The French interior design firm, Dominique, was founded in 1922 by
Andre Domin (1883-1962) a self-taught artist, and Marcel Genevriere
(1885-1967) a trained architect. Their salon was on the Faubourg
Saint-Honore in Paris. Though they were among the torchbearers of the
great French tradition of fine furniture design, Dominique's slogan
was "Delivery from the nightmare of the ancient". Their work
represented the steady development of artistic achievement while
keeping pace with the times.

In 1924, in an Art et Decoration review of Dominique’s Salon des Artistes Decorateurs exhibit, the critic wrote: "The room and the bed which are reproduced here are in such harmony
with life that a quiet but captivating eloquence is born out of them.
These lovingly worked creations seem to say to us: Come live among us;
here life is gentle, joyous, and measured, for here all is
well-proportioned."

From a 1929 French exhibition catalog "Here, under one picturesque
pseudonym. are two brilliant artists, Andre Domin and Marcel
Genevriere. Their style is a definite one, so recognizable in its
concept of form as to at once identify the designers with their work
wherever it is seen."

In 1934, the Mobilier et Decoration critic used Dominique's work as a
reference when stating that "a piece of furniture has worked when it
successfully withstands the test of time and blends comfortably with
earlier pieces." Characterized by simplicity and dignity, their
furniture was produced in luxurious materials: rosewood, amaranth,
ebony macassar, palissandre, shagreen, and parchment. Their door
handles and silvered bronze plaques were produced by Puiforcat.
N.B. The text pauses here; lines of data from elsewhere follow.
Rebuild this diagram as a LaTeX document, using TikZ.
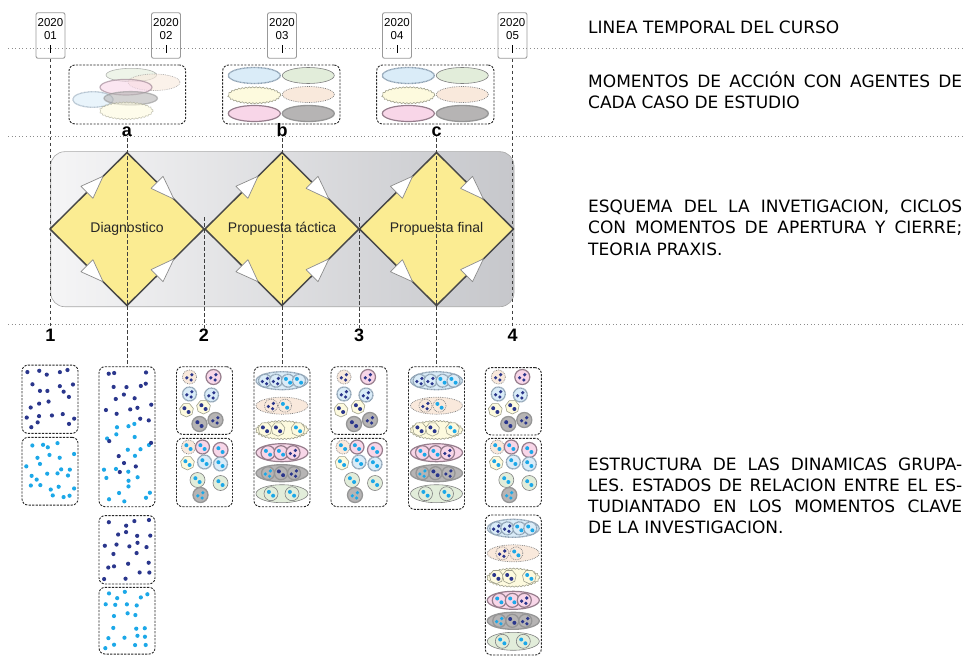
\documentclass[tikz,border=0pt]{standalone}
\usepackage{fontspec}
\setmainfont{Liberation Sans}
\newfontfamily\verd{DejaVu Sans}
\usetikzlibrary{calc,decorations.pathmorphing}

\definecolor{navyD}{RGB}{42,54,140}
\definecolor{cyanD}{RGB}{28,168,232}
\definecolor{dyel}{RGB}{251,236,146}
\definecolor{cblue}{RGB}{218,236,248}
\definecolor{cbluebd}{RGB}{140,160,178}
\definecolor{cgreen}{RGB}{226,237,218}
\definecolor{cyel}{RGB}{253,250,222}
\definecolor{cyelbd}{RGB}{160,160,140}
\definecolor{cpeach}{RGB}{249,233,220}
\definecolor{cpink}{RGB}{248,214,232}
\definecolor{cpinkbd}{RGB}{150,125,140}
\definecolor{cgray}{RGB}{182,180,180}
\definecolor{cgraybd}{RGB}{150,150,150}
\definecolor{bgL}{RGB}{245,245,246}
\definecolor{bgR}{RGB}{198,199,203}

\tikzset{
 sblue/.style={fill=cblue,draw=cbluebd,line width=1.3pt,dash pattern=on 0.9pt off 0.5pt},
 sgreen/.style={fill=cgreen,draw=black!50,line width=0.6pt},
 syel/.style={fill=cyel,draw=cyelbd,line width=0.6pt,decorate,decoration={snake,segment length=3.5pt,amplitude=0.6pt}},
 syelh/.style={fill=cyel,draw=cyelbd,line width=0.6pt,line join=round},
 speach/.style={fill=cpeach,draw=black!50,line width=0.7pt,dash pattern=on 0.8pt off 1pt},
 spink/.style={fill=cpink,draw=cpinkbd,line width=1.2pt},
 sgray/.style={fill=cgray,draw=cgraybd,line width=1.3pt},
 vline/.style={draw=black!75,dash pattern=on 3.5pt off 2.5pt,line width=0.7pt},
 hline/.style={draw=black!45,line width=0.8pt,dash pattern=on 0.8pt off 2.8pt},
 gbox/.style={draw=black!85,dash pattern=on 2.2pt off 1.3pt,line width=0.9pt,rounded corners=6pt,inner sep=0pt,minimum width=56pt},
 mbox/.style={draw=black!85,dash pattern=on 2.2pt off 1.3pt,line width=0.9pt,rounded corners=6pt,inner sep=0pt,minimum height=59pt},
 tbox/.style={draw=black!40,line width=0.9pt,rounded corners=2pt,minimum width=29pt,minimum height=45.5pt,inner sep=0pt},
 ttext/.style={align=center,font=\fontsize{11.5}{13}\selectfont,inner sep=0pt},
 lbl/.style={font=\bfseries\fontsize{18}{18}\selectfont,inner sep=1pt,anchor=base},
 dia/.style={fill=dyel,draw=black!72,line width=1.5pt,line join=round},
 tristyle/.style={fill=white,draw=black!45,line width=0.7pt,line join=round},
 dtext/.style={font=\fontsize{14}{16}\selectfont,text=black!85,inner sep=0pt},
 rtext/.style={font=\verd\fontsize{17}{21}\selectfont,inner sep=0pt,anchor=base west}
}

\newcommand{\mydset}[4]{\ifnum#4=2 \fill[#3] (#1-2.1,#2-1.8) circle (2) (#1+2.1,#2+2) circle (2);\else \fill[#3] (#1-2.7,#2+0.8) circle (1.8) (#1+2.4,#2-2.3) circle (1.8) (#1+1.6,#2+3) circle (1.8);\fi}
\newcommand{\mymc}[6]{\draw[#4] (#1,#2) circle (#3); \mydset{#1}{#2}{#5}{#6}}
\newcommand{\mymh}[5]{\draw[syelh] plot[samples at={0,1,2,3,4,5,6},variable=\k] ({#1+#3*cos(90+51.4286*\k)},{#2+#3*sin(90+51.4286*\k)}) -- cycle; \mydset{#1}{#2}{#4}{#5}}
% jittered grid of dots: x0, y0, ncols, nrows, dx, dy, colour, keep-probability
\newcommand{\myjdots}[8]{\foreach \ci in {1,...,#3}{\foreach \ri in {1,...,#4}{%
 \pgfmathsetmacro{\rxx}{#1+(\ci-0.5)*#5+7*(rnd-0.5)}%
 \pgfmathsetmacro{\ryy}{#2+(\ri-0.5)*#6+7*(rnd-0.5)}%
 \pgfmathsetmacro{\kp}{rnd}%
 \ifdim\kp pt<#8pt \fill[#7] (\rxx,\ryy) circle (2.1);\fi}}}

\newcommand{\mysetE}[1]{%
 \mymc{#1-15}{377}{7}{speach}{navyD}{3}
 \mymc{#1+9}{377}{7.5}{spink}{navyD}{3}
 \mymc{#1-15}{394}{7}{sblue}{navyD}{3}
 \mymc{#1+7}{395}{7}{sblue}{navyD}{3}
 \mymh{#1-18}{410}{7}{navyD}{2}
 \mymh{#1-1}{407}{7}{navyD}{2}
 \mymc{#1-5}{424}{7.5}{sgray}{navyD}{2}
 \mymc{#1+11}{420}{7.5}{sgray}{navyD}{3}}
\newcommand{\mysetF}[1]{%
 \mymc{#1-16}{447}{7}{speach}{cyanD}{2}
 \mymc{#1-2}{447}{7}{spink}{cyanD}{2}
 \mymc{#1+16}{450}{7.5}{spink}{cyanD}{2}
 \mymh{#1-17}{463}{7}{cyanD}{2}
 \mymc{#1}{462}{7}{sblue}{cyanD}{2}
 \mymc{#1+16}{464}{7}{sblue}{cyanD}{2}
 \mymc{#1-7}{480}{7.5}{sgreen}{cyanD}{2}
 \mymc{#1+16}{483}{7.5}{sgreen}{cyanD}{2}
 \mymc{#1-4}{495}{7.5}{sgray}{cyanD}{3}}
\newcommand{\mystack}[2]{%
 \draw[sblue] (#1,#2) ellipse [x radius=26,y radius=9];
 \mymc{#1-17}{#2}{6.5}{sblue}{navyD}{3}
 \mymc{#1-6}{#2}{6.5}{sblue}{navyD}{3}
 \mymc{#1+6}{#2}{6.5}{sblue}{cyanD}{2}
 \mymc{#1+17}{#2}{6.5}{sblue}{cyanD}{2}
 \draw[speach] (#1,#2+25) ellipse [x radius=26,y radius=8.5];
 \mymc{#1-11}{#2+25}{6.5}{speach}{navyD}{3}
 \mymc{#1+3}{#2+25}{6.5}{speach}{cyanD}{2}
 \draw[syel] (#1,#2+48.5) ellipse [x radius=26,y radius=9];
 \mymh{#1-17}{#2+48.5}{7}{navyD}{2}
 \mymh{#1-4}{#2+48.5}{7}{navyD}{2}
 \mymh{#1+16}{#2+48.5}{7}{cyanD}{2}
 \draw[spink] (#1,#2+72) ellipse [x radius=26,y radius=9];
 \mymc{#1-14}{#2+72}{7}{spink}{cyanD}{2}
 \mymc{#1-1}{#2+72}{7}{spink}{cyanD}{2}
 \mymc{#1+11}{#2+72}{7}{spink}{navyD}{3}
 \draw[sgray] (#1,#2+92.5) ellipse [x radius=26,y radius=8.5];
 \mymc{#1-14}{#2+92.5}{6.5}{sgray}{cyanD}{3}
 \mymc{#1-1}{#2+92.5}{6.5}{sgray}{navyD}{2}
 \mymc{#1+12}{#2+92.5}{6.5}{sgray}{navyD}{3}
 \draw[sgreen] (#1,#2+113) ellipse [x radius=26,y radius=9];
 \mymc{#1-11}{#2+113}{7}{sgreen}{cyanD}{2}
 \mymc{#1+10}{#2+113}{7}{sgreen}{cyanD}{2}}
\newcommand{\mygrid}[1]{%
 \draw[sblue] (#1-27,75.5) ellipse [x radius=26,y radius=8];
 \draw[sgreen] (#1+27,75.5) ellipse [x radius=26,y radius=8];
 \draw[syel] (#1-27,94.5) ellipse [x radius=26,y radius=8];
 \draw[speach] (#1+27,94.5) ellipse [x radius=26,y radius=8];
 \draw[spink] (#1-27,113.5) ellipse [x radius=26,y radius=8];
 \draw[sgray] (#1+27,113.5) ellipse [x radius=26,y radius=8];}
\newcommand{\mytri}[4]{%
 \coordinate (bm) at ($(#1)!#3!(#2)$);
 \coordinate (tp) at ($(#1)!#4!(#2)$);
 \draw[tristyle] (tp) -- ($(bm)!8.5pt!90:(tp)$) -- ($(bm)!8.5pt!-90:(tp)$) -- cycle;}

\begin{document}
\begin{tikzpicture}[x=1pt,y=-1pt]
\useasboundingbox (0,0) rectangle (965,663);

% horizontal dotted separators
\coordinate (h1l) at (8,48.3); \coordinate (h1r) at (965,48.3);
\coordinate (h2l) at (8,136.7); \coordinate (h2r) at (965,136.7);
\coordinate (h3l) at (8,324.5); \coordinate (h3r) at (965,324.5);
\draw[hline] (h1l) -- (h1r);
\draw[hline] (h2l) -- (h2r);
\draw[hline] (h3l) -- (h3r);

% timeline
\foreach \i/\x/\m in {1/50.5/01,2/166/02,3/282/03,4/397/04,5/512.5/05}{
 \node[tbox] (t\i) at (\x,35.5) {};
 \node[ttext] (tt\i) at (\x,28.8) {2020\\\m};
 \draw[line width=0.8pt] ($(t\i.south)+(0,-5.75)$) -- ($(t\i.south)+(0,-13.75)$);
}

% momentos boxes
\node[mbox,minimum width=116.7pt] (ma) at (127.3,94.5) {};
\node[mbox,minimum width=117.3pt] (mb) at (281.3,94.5) {};
\node[mbox,minimum width=117.3pt] (mc) at (435.3,94.5) {};
\begin{scope}[fill opacity=0.6,draw opacity=0.6]
 \draw[sgreen] (131.3,75) ellipse [x radius=25.3,y radius=6.7];
 \draw[speach] (154,82.3) ellipse [x radius=26,y radius=8.3];
 \draw[spink] (126,87.2) ellipse [x radius=26,y radius=7.8];
 \draw[sblue] (93,99.5) ellipse [x radius=20.3,y radius=7.8];
 \draw[sgray] (130.7,98.3) ellipse [x radius=26.7,y radius=6.7];
 \draw[syel] (126.3,110) ellipse [x radius=26.3,y radius=8.3];
\end{scope}
\mygrid{281.3}
\mygrid{435.3}

% labels
\node[lbl] (la) at (127,136.7) {a};
\node[lbl] (lb) at (282,136.7) {b};
\node[lbl] (lc) at (436.5,136.7) {c};

% background panel
\shade[rounded corners=14pt,left color=bgL,right color=bgR] (50.7,151.7) rectangle (514,306.7);
\draw[rounded corners=14pt,draw=black!35,line width=0.6pt] (50.7,151.7) rectangle (514,306.7);

% diamonds
\foreach \i/\cx/\txt in {1/127/Diagnostico,2/282/Propuesta táctica,3/436.5/Propuesta final}{
 \coordinate (L\i) at (\cx-77,229);
 \coordinate (T\i) at (\cx,152.5);
 \coordinate (R\i) at (\cx+77,229);
 \coordinate (B\i) at (\cx,305.5);
 \draw[dia] (L\i) -- (T\i) -- (R\i) -- (B\i) -- cycle;
 \mytri{L\i}{T\i}{0.48}{0.69}
 \mytri{L\i}{B\i}{0.48}{0.69}
 \mytri{T\i}{R\i}{0.39}{0.61}
 \mytri{B\i}{R\i}{0.39}{0.61}
 \node[dtext] (d\i) at (\cx,228.5) {\txt};
}

% numbers
\node[lbl] (n1) at (50.5,341.7) {1};
\node[lbl] (n2) at (204,341.7) {2};
\node[lbl] (n3) at (359,341.7) {3};
\node[lbl] (n4) at (512.5,341.7) {4};

% group boxes
\node[gbox,minimum height=68.3pt] (g1a) at (50,399.2) {};
\node[gbox,minimum height=67.7pt] (g1b) at (50,471.2) {};
\node[gbox,minimum height=140pt] (g2a) at (127,436.7) {};
\node[gbox,minimum height=68.3pt] (g2b) at (127,549.8) {};
\node[gbox,minimum height=66.7pt] (g2c) at (127,620.7) {};
\node[gbox,minimum height=67.6pt] (g3a) at (204.5,400.5) {};
\node[gbox,minimum height=68.4pt] (g3b) at (204.5,472.5) {};
\node[gbox,minimum height=140pt] (g4) at (282,436.7) {};
\node[gbox,minimum height=67.6pt] (g5a) at (359,400.5) {};
\node[gbox,minimum height=68.4pt] (g5b) at (359,472.5) {};
\node[gbox,minimum height=142.6pt] (g6) at (436.5,438) {};
\node[gbox,minimum height=67.3pt] (g7a) at (513.3,401.3) {};
\node[gbox,minimum height=68.4pt] (g7b) at (513.3,472.5) {};
\node[gbox,minimum height=140pt] (g7c) at (513.3,585) {};

% vertical dashed connectors
\coordinate (s2) at (204,217);
\coordinate (s3) at (359,217);
\draw[vline] (t1.south) -- (n1.north);
\draw[vline] (t5.south) -- (n4.north);
\draw[vline] (s2) -- (n2.north);
\draw[vline] (s3) -- (n3.north);
\draw[vline] (la.south) -- (g2a.north);
\draw[vline] (lb.south) -- (g4.north);
\draw[vline] (lc.south) -- (g6.north);

% dots
\pgfmathsetseed{42}
\myjdots{24}{368}{5}{6}{10.4}{10.5}{navyD}{0.8}
\myjdots{24}{440}{5}{6}{10.4}{10.5}{cyanD}{0.85}
\myjdots{101}{370}{5}{5}{10.4}{10.5}{navyD}{0.8}
\myjdots{101}{422}{5}{8}{10.4}{10.4}{cyanD}{0.6}
\myjdots{101}{427}{5}{7}{10.4}{10.4}{navyD}{0.12}
\myjdots{101}{518}{5}{6}{10.4}{10.5}{navyD}{0.8}
\myjdots{101}{590}{5}{6}{10.4}{10.3}{cyanD}{0.85}

% member sets
\mysetE{204.5}
\mysetF{204.5}
\mysetE{359}
\mysetF{359}
\mysetE{513.3}
\mysetF{513.3}
\mystack{282}{380.7}
\mystack{436.5}{380.7}
\mystack{513.3}{528.3}

% right-hand texts
\node[rtext] (r1) at (588,33.3) {LINEA TEMPORAL DEL CURSO};
\node[rtext] (r2) at (588,87.3) {\makebox[374pt][s]{MOMENTOS DE ACCIÓN CON AGENTES DE}};
\node[rtext] (r3) at (588,108.8) {CADA CASO DE ESTUDIO};
\node[rtext] (r4) at (588,212.3) {\makebox[374pt][s]{ESQUEMA DEL LA INVETIGACION, CICLOS}};
\node[rtext] (r5) at (588,233.8) {\makebox[374pt][s]{CON MOMENTOS DE APERTURA Y CIERRE;}};
\node[rtext] (r6) at (588,255.3) {TEORIA PRAXIS.};
\node[rtext] (r7) at (588,470) {\makebox[374pt][s]{ESTRUCTURA DE LAS DINAMICAS GRUPA-}};
\node[rtext] (r8) at (588,491) {\makebox[374pt][s]{LES. ESTADOS DE RELACION ENTRE EL ES-}};
\node[rtext] (r9) at (588,512) {\makebox[374pt][s]{TUDIANTADO EN LOS MOMENTOS CLAVE}};
\node[rtext] (r10) at (588,533) {DE LA INVESTIGACION.};
\end{tikzpicture}
\end{document}
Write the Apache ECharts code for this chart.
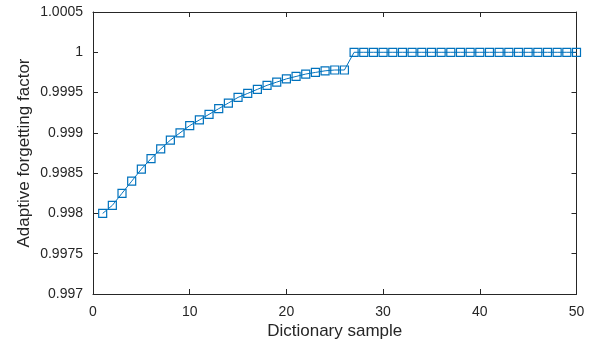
<!DOCTYPE html>
<html><head><meta charset="utf-8">
<script src="https://cdn.jsdelivr.net/npm/echarts@6/dist/echarts.min.js"></script>
<style>html,body{margin:0;padding:0;background:#fff}#c{width:595px;height:345px}</style>
</head><body><div id="c"></div>
<script>
const samples = [1,2,3,4,5,6,7,8,9,10,11,12,13,14,15,16,17,18,19,20,21,22,23,24,25,26,27,28,29,30,31,32,33,34,35,36,37,38,39,40,41,42,43,44,45,46,47,48,49,50];
const forgetting = [0.99800,0.99810,0.99825,0.99840,0.99855,0.99868,0.99880,0.99891,0.99900,0.99909,0.99916,0.99923,0.99930,0.99937,0.99944,0.99949,0.99954,0.99959,0.99963,0.99967,0.99970,0.99973,0.99975,0.99977,0.99978,0.99978,
1,1,1,1,1,1,1,1,1,1,1,1,1,1,1,1,1,1,1,1,1,1,1,1];
const xTicks = [0,10,20,30,40,50];
const yTicks = [0.997,0.9975,0.998,0.9985,0.999,0.9995,1,1.0005];

const txt = '#262626';
const font = 'Liberation Sans, Arial, sans-serif';
const chart = echarts.init(document.getElementById('c'), null, {renderer:'canvas'});
const axisLine = {show:true, onZero:false, lineStyle:{color:txt, width:1}};
const tick = {show:true, inside:true, length:5, lineStyle:{color:txt, width:1}};
chart.setOption({
  animation:false,
  grid:{left:93, right:18.5, top:12, bottom:50, containLabel:false},
  xAxis:[{
    type:'value', min:xTicks[0], max:xTicks[xTicks.length-1], interval:10,
    name:'Dictionary sample', nameLocation:'middle', nameGap:29, nameMoveOverlap:false,
    nameTextStyle:{color:txt, fontSize:17, fontFamily:font},
    axisLine:axisLine, axisTick:tick,
    axisLabel:{color:txt, fontSize:14, fontFamily:font, margin:11},
    splitLine:{show:false}
  },{
    type:'value', position:'top', min:xTicks[0], max:xTicks[xTicks.length-1], interval:10,
    axisLine:axisLine, axisTick:tick,
    axisLabel:{show:false}, splitLine:{show:false}
  }],
  yAxis:[{
    type:'value', min:yTicks[0], max:yTicks[yTicks.length-1], interval:0.0005,
    name:'Adaptive forgetting factor', nameLocation:'middle', nameGap:60, nameMoveOverlap:false,
    nameTextStyle:{color:txt, fontSize:17, fontFamily:font},
    axisLine:axisLine, axisTick:tick,
    axisLabel:{color:txt, fontSize:14, fontFamily:font, margin:10,
      formatter:v=>String(Number(v.toFixed(4)))},
    splitLine:{show:false}
  },{
    type:'value', position:'right', min:yTicks[0], max:yTicks[yTicks.length-1], interval:0.0005,
    axisLine:axisLine, axisTick:tick,
    axisLabel:{show:false}, splitLine:{show:false}
  }],
  series:[{
    type:'line', xAxisIndex:0, yAxisIndex:0,
    data:samples.map((s,i)=>[s, forgetting[i]]),
    symbol:'rect', symbolSize:8,
    lineStyle:{color:'#0072BD', width:1},
    itemStyle:{color:'rgba(0,0,0,0)', borderColor:'#0072BD', borderWidth:1.2},
    showAllSymbol:true
  }]
});
</script></body></html>
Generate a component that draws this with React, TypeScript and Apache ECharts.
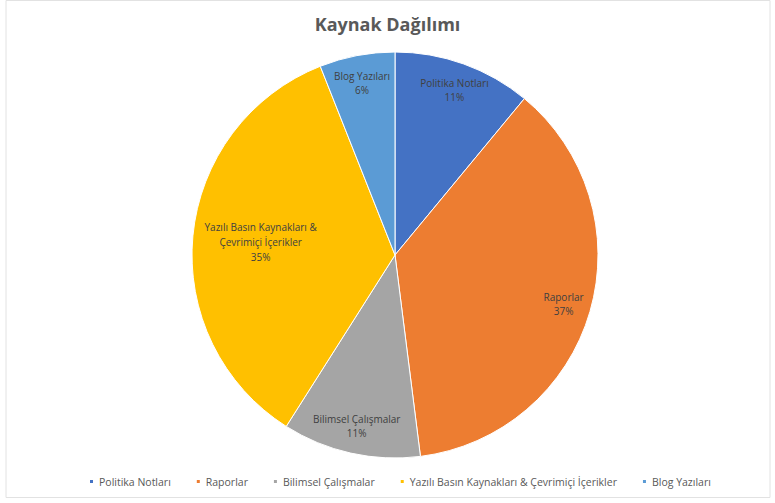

Beginning with the Salon d'Automne in 1922 they exhibited regularly in
the Salons of the Societe des Artistes Decoreteurs. In "Une ambassade
francaise" pavilion at the 1925 Paris Exposition Intemationale des
Arts Decoratifs et Industriels Modernes they designed a suite of
private apartments. Among their many commissions for the French luxury
oceanliners, they created one of the four grand luxe apartments,
Rouen, on the famous Normandie, in 1935.

After World War II they designed furniture for the Palais de l'Elysee (The French 'White House') in addition to private homes in Paris, Puiforcat's villa in Biarritz, and a commercial interior for perfumerie Houbigant,
and an entire hotel in Havana, Cuba.